What troubles me is how the opposition now sees little difference between Lam and Leung Chun-ying, her predecessor whom the opposition loathed. This new-found hostility towards Lam doesn’t bode well for our politics.
I've tried hard to understand why Lam is so intent on rushing through extradition arrangements to cover jurisdictions we don’t yet have deals with, including the mainland, when the most pressing case only involves a Hongkonger alleged to have murdered his Hong Kong girlfriend in Taiwan.
Hong Kong Chief Executive Carrie Lam leaves after answering questions about the extradition law from pro-democracy lawmakers at the Legislative Council on April 3. The government’s hurry to amend the law has prompted speculation that Lam is under pressure from Beijing. Photo: AP

Why insist on a broad extradition law when a one-off deal to extradite the alleged murderer to Taiwan would have the support of the opposition, the business lobby, the legal community and ordinary Hongkongers, who are all apprehensive about a deal with the mainland?

Only Lam can answer that. So far neither she, her top officials, nor local loyalists have given a satisfying answer, prompting speculation that she is under pressure from Beijing to get a deal done so the mainland can target political enemies for extraditable offences.

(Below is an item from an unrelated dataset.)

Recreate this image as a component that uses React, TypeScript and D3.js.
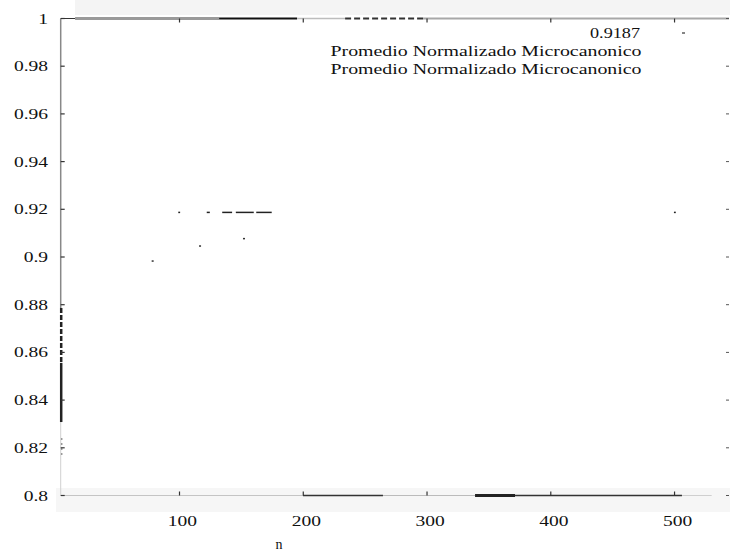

It is pointless to argue, as local officials have done, that Hong Kong’s independent judiciary is a gatekeeper against abuses of extradition when our government has tacitly admitted the mainland’s legal system is opaque. It made that admission by excluding some white-collar crimes which the business community feared would expose its members to unfair mainland trials.

Our independent judiciary's gatekeeping role is in fact a paradox. If even one out of 100 is extradited to face possible unfair justice in an opaque legal system, it makes nonsense of the gatekeeping.

But if the judiciary’s gatekeeping role is so ironclad that no one is extradited, it makes nonsense of Lam’s extradition treaty with the mainland.